Published November 10, 2003

| Associated Press

Saying the bloody attack on a housing compound in Riyadh bore the earmarks of Al Qaeda (search), the Bush administration on Monday offered to widen its support for Saudi Arabia in countering terror.

Deputy Secretary of State Richard Armitage, who arrived in the Saudi capital on Sunday, the day after scores of people were killed or injured in the bombing, made the offer to Crown Prince Abdullah (search).

Armitage told the Saudi leader "we will be full participating partners if that is the desire of the kingdom," State Department spokesman Richard Boucher said Monday.

Saudi Arabia has taken a number of steps since a similar attack last May in Riyadh, Boucher said. "They have been very aggressive in raids, going after terrorist operatives who have been using the territory of the kingdom for evil attacks," the spokesman said.

For its part, the United States has helped the Saudis increase security and shared information on financing of terrorists, Boucher said.

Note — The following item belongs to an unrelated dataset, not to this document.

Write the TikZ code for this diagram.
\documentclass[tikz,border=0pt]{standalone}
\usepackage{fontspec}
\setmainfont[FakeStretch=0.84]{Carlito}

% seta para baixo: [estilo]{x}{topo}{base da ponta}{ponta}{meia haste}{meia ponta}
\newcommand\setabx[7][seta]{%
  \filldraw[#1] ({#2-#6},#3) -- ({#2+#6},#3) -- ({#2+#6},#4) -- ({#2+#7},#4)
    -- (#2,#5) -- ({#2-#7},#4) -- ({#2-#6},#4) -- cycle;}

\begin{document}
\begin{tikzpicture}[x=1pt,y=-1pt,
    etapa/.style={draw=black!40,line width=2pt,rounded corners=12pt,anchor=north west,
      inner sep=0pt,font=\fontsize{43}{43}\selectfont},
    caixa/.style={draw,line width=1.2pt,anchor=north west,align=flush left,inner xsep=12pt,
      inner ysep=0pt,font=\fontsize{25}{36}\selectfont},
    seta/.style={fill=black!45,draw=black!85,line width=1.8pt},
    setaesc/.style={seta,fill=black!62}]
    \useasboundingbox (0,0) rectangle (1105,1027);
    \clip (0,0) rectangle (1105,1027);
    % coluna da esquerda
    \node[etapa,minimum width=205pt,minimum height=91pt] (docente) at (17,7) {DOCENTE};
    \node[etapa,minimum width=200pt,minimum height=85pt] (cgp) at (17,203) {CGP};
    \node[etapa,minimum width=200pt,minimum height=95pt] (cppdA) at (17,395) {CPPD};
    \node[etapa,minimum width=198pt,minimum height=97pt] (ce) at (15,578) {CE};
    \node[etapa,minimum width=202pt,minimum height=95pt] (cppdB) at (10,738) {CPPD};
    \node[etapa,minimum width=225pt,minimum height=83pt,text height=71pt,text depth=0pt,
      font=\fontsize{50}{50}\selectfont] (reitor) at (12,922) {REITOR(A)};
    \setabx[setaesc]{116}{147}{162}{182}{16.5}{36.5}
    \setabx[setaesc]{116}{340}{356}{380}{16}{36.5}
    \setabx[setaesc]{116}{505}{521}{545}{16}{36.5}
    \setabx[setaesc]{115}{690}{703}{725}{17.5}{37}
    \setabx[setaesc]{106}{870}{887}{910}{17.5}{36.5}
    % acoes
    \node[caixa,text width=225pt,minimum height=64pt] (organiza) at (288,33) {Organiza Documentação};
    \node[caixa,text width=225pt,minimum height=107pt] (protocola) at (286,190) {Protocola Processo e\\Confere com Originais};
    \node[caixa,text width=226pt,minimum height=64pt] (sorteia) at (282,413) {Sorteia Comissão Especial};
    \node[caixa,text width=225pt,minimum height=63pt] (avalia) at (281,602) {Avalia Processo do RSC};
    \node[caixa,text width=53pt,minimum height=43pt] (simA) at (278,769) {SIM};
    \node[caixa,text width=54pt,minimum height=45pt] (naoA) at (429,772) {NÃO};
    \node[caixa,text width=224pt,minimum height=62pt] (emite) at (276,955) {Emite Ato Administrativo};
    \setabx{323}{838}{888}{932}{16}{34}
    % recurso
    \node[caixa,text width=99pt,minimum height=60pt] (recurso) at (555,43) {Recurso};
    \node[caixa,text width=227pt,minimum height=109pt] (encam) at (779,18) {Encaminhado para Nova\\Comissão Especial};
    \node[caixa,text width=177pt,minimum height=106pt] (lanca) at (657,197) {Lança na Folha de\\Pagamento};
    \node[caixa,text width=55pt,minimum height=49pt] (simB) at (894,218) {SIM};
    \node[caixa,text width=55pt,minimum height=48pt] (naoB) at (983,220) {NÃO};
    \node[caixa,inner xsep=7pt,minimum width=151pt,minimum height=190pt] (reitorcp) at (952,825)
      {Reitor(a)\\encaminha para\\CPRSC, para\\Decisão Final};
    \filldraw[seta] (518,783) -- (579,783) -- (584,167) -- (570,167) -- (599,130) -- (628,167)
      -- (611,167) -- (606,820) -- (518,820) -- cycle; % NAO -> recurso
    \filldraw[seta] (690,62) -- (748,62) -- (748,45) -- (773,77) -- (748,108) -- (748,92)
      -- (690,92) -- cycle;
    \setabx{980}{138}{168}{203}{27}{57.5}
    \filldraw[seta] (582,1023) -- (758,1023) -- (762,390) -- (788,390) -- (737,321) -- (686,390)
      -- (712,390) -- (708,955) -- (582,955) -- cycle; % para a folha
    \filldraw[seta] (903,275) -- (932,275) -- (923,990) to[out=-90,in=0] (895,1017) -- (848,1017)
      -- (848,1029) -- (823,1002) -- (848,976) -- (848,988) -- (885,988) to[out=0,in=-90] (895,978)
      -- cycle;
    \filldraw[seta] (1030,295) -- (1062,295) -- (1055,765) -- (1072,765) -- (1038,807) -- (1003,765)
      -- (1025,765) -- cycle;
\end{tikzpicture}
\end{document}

But, he added, "There is always more we could be doing, until we prevent attacks like this. And that has to be our primary concern now: What more can we do in terms of our assets, our support, and our cooperation with the Saudi government?"

Boucher said the U.S. government did not actually have evidence that Al Qaeda, the terror network headed by Saudi-born Usama bin Laden (search), carried out the attack.

But, he said, "it looks like Al Qaeda, it smells like Al Qaeda, it has all the earmarks of Al Qaeda."

Last week, the State Department informed U.S. citizens that terrorists might strike in Saudi Arabia and that the situation there was precarious.

But Americans were not told to leave the kingdom, even as the U.S. Embassy in Riyadh prepared to close on Saturday for an indefinite period.

The embassy and the two U.S. consulates in Saudi Arabia will remain closed for the rest of the week, Boucher said.

The information the United States had about the possibility of an imminent attack was not specific enough to know where it would be and who might be attacked, Boucher said.

There were at least 13 U.S. citizens in the compound, and several were injured in the attack. Boucher said. They were treated and released.

Most of the victims were Arabs. "Whoever is responsible for this attack is not just going after Westerners or foreigners," the spokesman said. "They are going after Arabs, as well."